I also like that the benchmark searches across multiple fields, another dead angle of many search benchmarks. But taking the maximum similarity across both fields doesn’t feel like the best approach, something like BM25F would be more robust? This is a problem with Elasticsearch as well: the more robust approach for querying multiple fields, the combined_fields query - which does BM25F under the hood - isn’t clearly documented as more robust than the multi_match query - which takes the max score across fields by default.

Finally, the benchmark says it didn’t use RRF because this feature was still marked as experimental in the Elasticsearch docs, I hope that the next run of the benchmark will use RRF, which should again be a more robust way of combining lexical and semantic hits.

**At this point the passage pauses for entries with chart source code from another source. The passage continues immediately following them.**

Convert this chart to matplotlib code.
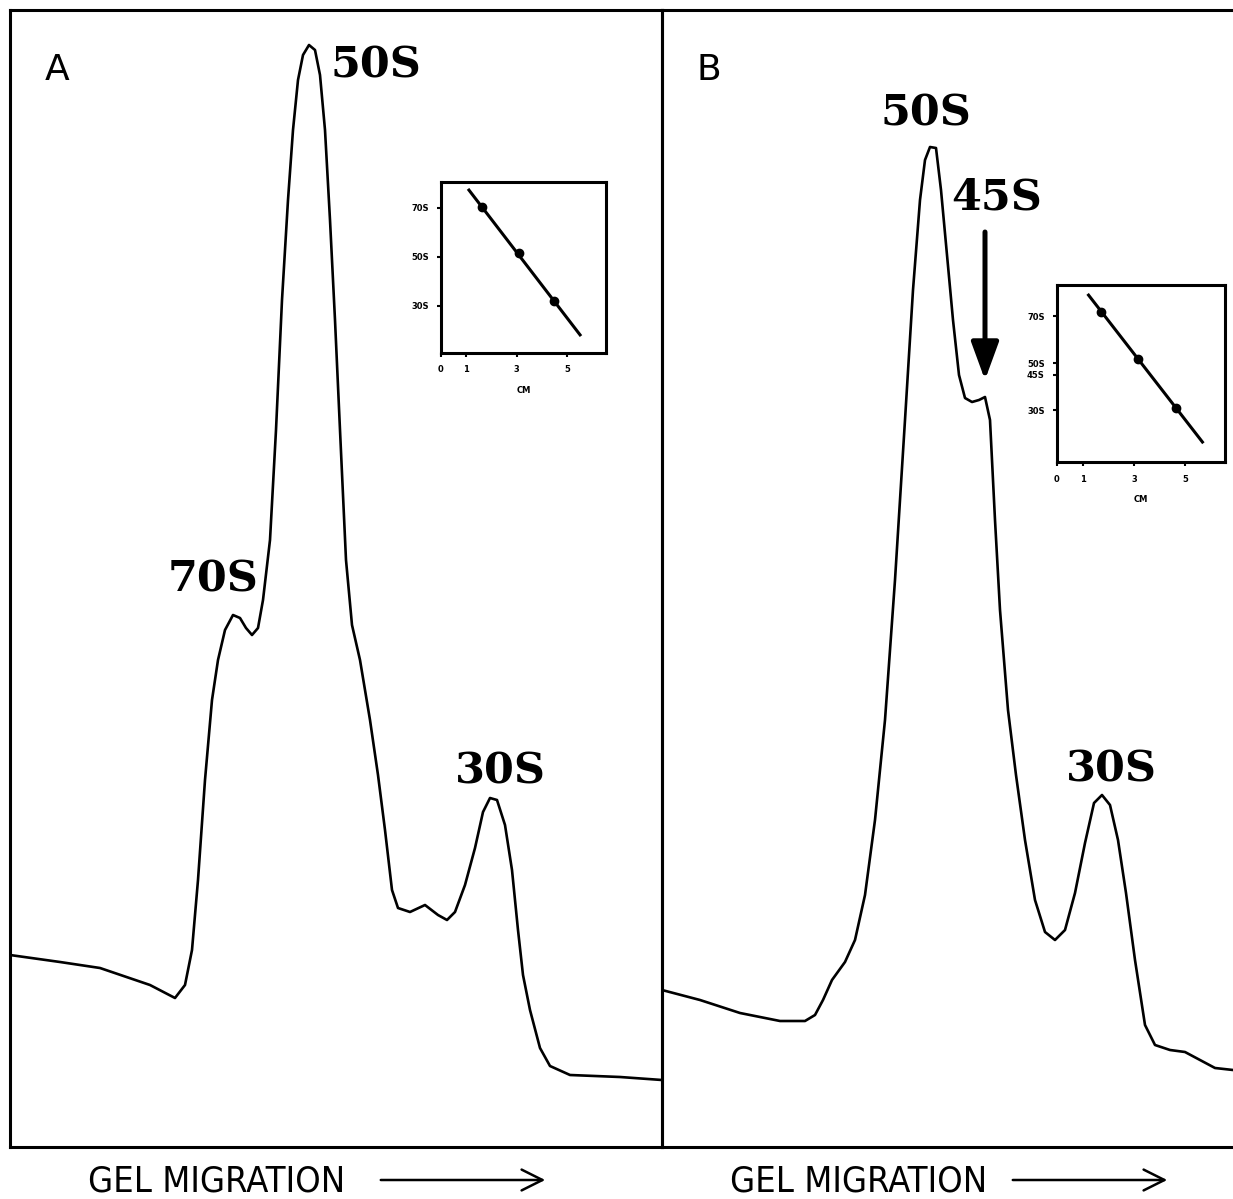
import matplotlib
matplotlib.use("Agg")
import matplotlib.pyplot as plt
from matplotlib.patches import FancyArrowPatch

# ---------------- data (migration, absorbance in arbitrary units) ----------------
a_migration = [0, 50, 90, 140, 165, 175, 182, 188, 195, 202, 208, 215, 223, 230, 236, 242,
               248, 253, 260, 266, 272, 278, 283, 288, 293, 299, 305, 310, 315, 320, 325,
               330, 336, 342, 350, 360, 368, 375, 382, 388, 400, 415, 428, 437, 445, 455,
               465, 473, 480, 487, 495, 502, 508, 513, 520, 530, 540, 560, 610, 652]
a_absorb = [192, 185, 179, 162, 149, 162, 197, 267, 367, 447, 487, 517, 532, 529, 519, 512,
            519, 547, 607, 717, 847, 947, 1017, 1067, 1092, 1102, 1097, 1072, 1017, 927, 827,
            717, 587, 522, 487, 427, 372, 317, 257, 239, 235, 242, 232, 227, 235, 262,
            299, 335, 349, 347, 322, 277, 217, 172, 137, 99, 81, 72, 70, 67]

b_migration = [0, 38, 78, 118, 143, 153, 161, 170, 183, 193, 203, 213, 223, 233, 243, 251,
               258, 263, 268, 274, 279, 285, 291, 297, 303, 310, 317, 323, 328, 333, 338,
               346, 354, 363, 373, 383, 393, 403, 413, 423, 432, 440, 448, 456, 464, 473,
               483, 493, 508, 523, 538, 553, 571]
b_absorb = [157, 147, 134, 126, 126, 132, 147, 167, 185, 207, 252, 327, 427, 567, 727, 857,
            947, 987, 1000, 999, 957, 892, 827, 772, 749, 745, 747, 750, 727, 627, 537,
            437, 372, 307, 247, 215, 207, 217, 254, 304, 344, 352, 342, 307, 254, 187,
            122, 102, 97, 95, 87, 79, 77]

# peak labels: (text, migration, absorbance)
a_labels = [("50S", 366, 1082), ("70S", 203, 567), ("30S", 490, 375)]
b_labels = [("50S", 264, 1034), ("45S", 335, 949), ("30S", 449, 377)]

# inset calibration (distance cm vs S value)
inset_a_cm = [1.63, 3.10, 4.48]
inset_a_s = [70.4, 51.6, 32.0]
inset_a_fit_cm = [1.11, 5.52]
inset_a_fit_s = [77.3, 18.2]
inset_a_yticks = [70, 50, 30]
inset_a_ylabels = ["70S", "50S", "30S"]

inset_b_cm = [1.71, 3.17, 4.64]
inset_b_s = [71.7, 51.7, 30.9]
inset_b_fit_cm = [1.23, 5.67]
inset_b_fit_s = [78.9, 16.4]
inset_b_yticks = [70, 50, 45, 30]
inset_b_ylabels = ["70S", "50S", "45S", "30S"]

inset_xticks = [0, 1, 3, 5]
inset_xlabels = ["0", "1", "3", "5"]

# ---------------- figure ----------------
W, H = 1233, 1199
fig = plt.figure(figsize=(W / 100, H / 100), dpi=100)
fig.patch.set_facecolor("white")

def fbox(l, t, r, b):
    return [l / W, 1 - b / H, (r - l) / W, (b - t) / H]

axA = fig.add_axes(fbox(10, 10, 662, 1147))
axB = fig.add_axes(fbox(662, 10, 1233, 1147))
axB.patch.set_alpha(0)

LABEL_FONT = dict(family="DejaVu Serif", fontweight="bold", fontsize=31)

for ax, xs, ys, xmax, labels, letter in [
    (axA, a_migration, a_absorb, 652, a_labels, "A"),
    (axB, b_migration, b_absorb, 571, b_labels, "B"),
]:
    ax.plot(xs, ys, color="black", lw=1.9, solid_joinstyle="round")
    ax.set_xlim(0, xmax)
    ax.set_ylim(0, 1137)
    ax.set_xticks([])
    ax.set_yticks([])
    for s in ax.spines.values():
        s.set_linewidth(2.2)
    for t, x, y in labels:
        ax.text(x, y, t, ha="center", va="center", **LABEL_FONT)
    ax.text(47, 1077, letter, ha="center", va="center", fontsize=26,
            family="DejaVu Sans")

axB.spines["right"].set_visible(False)

# 45S arrow
arr = FancyArrowPatch((323, 915), (323, 767), arrowstyle="-|>,head_width=0.42,head_length=1.15",
                      mutation_scale=20, lw=3.6, color="black", shrinkA=0, shrinkB=0)
axB.add_patch(arr)

# ---------------- insets ----------------
def inset(box, cm, s, fcm, fs, yt, yl, ylim):
    ax = fig.add_axes(box)
    ax.plot(fcm, fs, color="black", lw=2.2)
    ax.plot(cm, s, "o", color="black", ms=6)
    ax.set_xlim(0, 6.55)
    ax.set_ylim(*ylim)
    ax.set_xticks(inset_xticks)
    ax.set_xticklabels(inset_xlabels)
    ax.set_yticks(yt)
    ax.set_yticklabels(yl)
    ax.tick_params(direction="out", length=3, width=1.5, pad=6,
                   labelsize=6)
    for lab in ax.get_xticklabels() + ax.get_yticklabels():
        lab.set_fontweight("bold")
    ax.set_xlabel("CM", fontsize=6, fontweight="bold", labelpad=8)
    for sp in ax.spines.values():
        sp.set_linewidth(2.2)
    return ax

inset(fbox(441, 182, 606, 353), inset_a_cm, inset_a_s, inset_a_fit_cm, inset_a_fit_s,
      inset_a_yticks, inset_a_ylabels, (10.8, 80.6))
inset(fbox(1057, 285, 1225, 462), inset_b_cm, inset_b_s, inset_b_fit_cm, inset_b_fit_s,
      inset_b_yticks, inset_b_ylabels, (7.9, 83.2))

# ---------------- bottom captions ----------------
for tx, ax0, ax1 in [(88, 378, 548), (730, 1010, 1170)]:
    fig.text(tx / W, 1 - 1182 / H, "GEL MIGRATION", ha="left", va="center",
             fontsize=26, family="DejaVu Sans", fontstretch="condensed")
    fig.add_artist(FancyArrowPatch((ax0 / W, 1 - 1180 / H), (ax1 / W, 1 - 1180 / H),
                                   transform=fig.transFigure,
                                   arrowstyle="->,head_width=0.5,head_length=1.0",
                                   mutation_scale=15, lw=1.8, color="black"))

fig.savefig("out.png", dpi=100, facecolor="white")
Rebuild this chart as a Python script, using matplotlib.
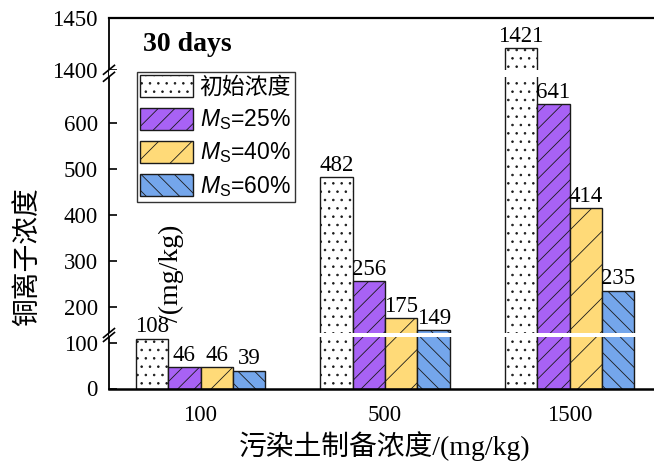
import numpy as np
import matplotlib
matplotlib.use("Agg")
import matplotlib.pyplot as plt

# data (Cu ion concentration after 30 days)
categories = ["100", "500", "1500"]
initial = [108, 482, 1421]
ms25 = [46, 256, 641]
ms40 = [46, 175, 414]
ms60 = [39, 149, 235]
labels = ["初始浓度", r"$M_\mathrm{S}$=25%", r"$M_\mathrm{S}$=40%", r"$M_\mathrm{S}$=60%"]
yticks = [0, 100, 200, 300, 400, 500, 600, 1400, 1450]

plt.rcParams["font.family"] = ["Liberation Serif", "Noto Sans CJK SC"]
plt.rcParams["mathtext.fontset"] = "custom"
plt.rcParams["mathtext.rm"] = "Liberation Sans"
plt.rcParams["mathtext.it"] = "Liberation Sans:italic"
plt.rcParams["hatch.linewidth"] = 0.6

# broken y axis: piecewise linear scale (value -> pixel-ish units)
brk_v = [0, 112, 143, 700, 1400, 1450]
brk_f = [0, 51.52, 55.52, 311.74, 318.74, 370.74]


def piecewise(x, xp, fp):
    x = np.asarray(x, float)
    y = np.interp(x, xp, fp)
    y = np.where(x < xp[0], fp[0] + (x - xp[0]) * (fp[1] - fp[0]) / (xp[1] - xp[0]), y)
    y = np.where(x > xp[-1], fp[-1] + (x - xp[-1]) * (fp[-1] - fp[-2]) / (xp[-1] - xp[-2]), y)
    return y


def fwd(v):
    return piecewise(v, brk_v, brk_f)


def inv(f):
    return piecewise(f, brk_f, brk_v)


fig = plt.figure(figsize=(6.54, 4.62), dpi=100)
ax = fig.add_axes([109 / 654, 73.5 / 462, 545 / 654, 370.7 / 462])
ax.set_yscale("function", functions=(fwd, inv))

x = np.arange(len(categories))
w = 0.176
series = [initial, ms25, ms40, ms60]
colors = ["white", "#A862F5", "#FFDA78", "#74A6EB"]
hatches = ["..", "//", "/", "\\\\"]

for i, (vals, c, h, lab) in enumerate(zip(series, colors, hatches, labels)):
    xs = x + (i - 1.5) * w
    ax.bar(xs, vals, w, color=c, edgecolor="#1a1a1a", linewidth=1.0,
           hatch=h, label=lab, zorder=2)
    for xi, v in zip(xs, vals):
        ax.annotate(str(v), (xi, v), xytext=(0, 1.0), textcoords="offset points",
                    ha="center", va="bottom", fontsize=16.5)

# white gaps at the axis breaks
ax.axhspan(112, 143, color="white", zorder=3, lw=0)
ax.axhspan(700, 1400, color="white", zorder=3, lw=0)

# break marks on the left spine
top = fwd(1450)
for lo, hi in [(112, 143), (700, 1400)]:
    for v in (lo, hi):
        yb = fwd(v) / top
        ax.plot([-0.01, 0.01], [yb - 0.012, yb + 0.012], transform=ax.transAxes,
                color="black", lw=1.2, clip_on=False, zorder=5)

ax.set_xlim(-0.496, 2.458)
ax.set_ylim(0, 1450)
ax.set_xticks(x)
ax.set_xticklabels(categories)
ax.set_yticks(yticks)
ax.tick_params(axis="x", length=0, pad=12, labelsize=16.5)
ax.tick_params(axis="y", direction="in", length=6, width=1.2, pad=8, labelsize=16.5)
ax.minorticks_off()

ax.spines["right"].set_visible(False)
ax.spines["top"].set_linewidth(1.6)
ax.spines["bottom"].set_linewidth(1.8)
ax.spines["left"].set_linewidth(1.3)

leg = ax.legend(loc="upper left", bbox_to_anchor=(0.0514, 0.854), borderaxespad=0,
                prop={"family": ["Liberation Sans", "Noto Sans CJK SC"], "size": 16.5},
                handlelength=2.3, handleheight=1.1, labelspacing=0.36,
                handletextpad=0.28, borderpad=0.15, fancybox=False, framealpha=1)
leg.get_frame().set_edgecolor("#333333")
leg.get_frame().set_linewidth(1.0)
leg.set_zorder(6)

fig.text(143 / 654, 1 - 51 / 462, "30 days", fontsize=20, fontweight="bold",
         ha="left", va="baseline")

fig.text(28 / 654, 1 - 257 / 462, "铜离子浓度", rotation=90, fontsize=20,
         ha="center", va="center")
fig.text(171 / 654, 1 - 273 / 462, "/(mg/kg)", rotation=90, fontsize=20,
         ha="center", va="center")
fig.text(385 / 654, 1 - 446 / 462, "污染土制备浓度/(mg/kg)", fontsize=20,
         ha="center", va="center")

fig.savefig("out.png", dpi=100)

I would also expect performance to improve for Elasticsearch this way, as the way that the vector query is put as a SHOULD clause of the bool query likely disables dynamic pruning in practice (an issue that the linear retriever doesn’t have).

I am curious how Vespa manages to be ~2x faster (both latency-wise and throughput-wise) than Elasticsearch in the single-client force-merged unfiltered semantic-search case. In practice, both should be using a single HNSW graph with similar construction parameters, so I was expecting closer performance numbers. Does Lucene have some missing optimizations there?

Conclusion

Elasticsearch and Lucene are fast-moving targets these days. It will be interesting to see what numbers now look like after improvements to pre-filtering, faster vector merging , or optimizations to DisjunctionMaxQuery (the query that takes the max similarity across several fields, see annotation HP).

Hopefully the benchmark can also be improved a bit to run more robust queries, e.g. BM25F and RRF instead of max-similarity and a linear combination of vector and lexical scores.

Yet Lucene and Elasticsearch still have things to learn from this benchmark. The most important one is probably that we should better benchmark the “searching while indexing” case, with a low refresh interval. There are likely some relatively low hanging fruits there, such as enabling merge-on-refresh in Elasticsearch or bypassing HNSW graph building for tiny segments in Lucene. Doc-value updates are worth evaluating as well, given that they only incur write amplification on the updated field, and not on other fields such as vector fields that are expensive to merge. Doc-value updates are already exposed in Solr and nrtSearch, they would be a good addition to the Elasticsearch toolbox as well.

In general, I expect Vespa to keep an advantage for update and realtime search scenarios in this benchmark, though it will be good for Lucene/Elasticsearch to see how much of the gap can be closed. Even though Vespa gets better results, I still feel good about Lucene, which gets other benefits not highlighted in this benchmark: thanks to immutable segments, you can easily scale out the search load of an index by replicating segment files to N search nodes. This is a very powerful feature that more and more Lucene-based search engines are trying to fully take advantage of: amazon.com, Yelp nrtSearch, Elasticsearch Serverless, OpenSearch, … Then the Vespa vs. Elasticsearch performance trade-off boils down to how much value you can get from Lucene’s efficient scalability through segment replication vs. Vespa’s realtime update and search support.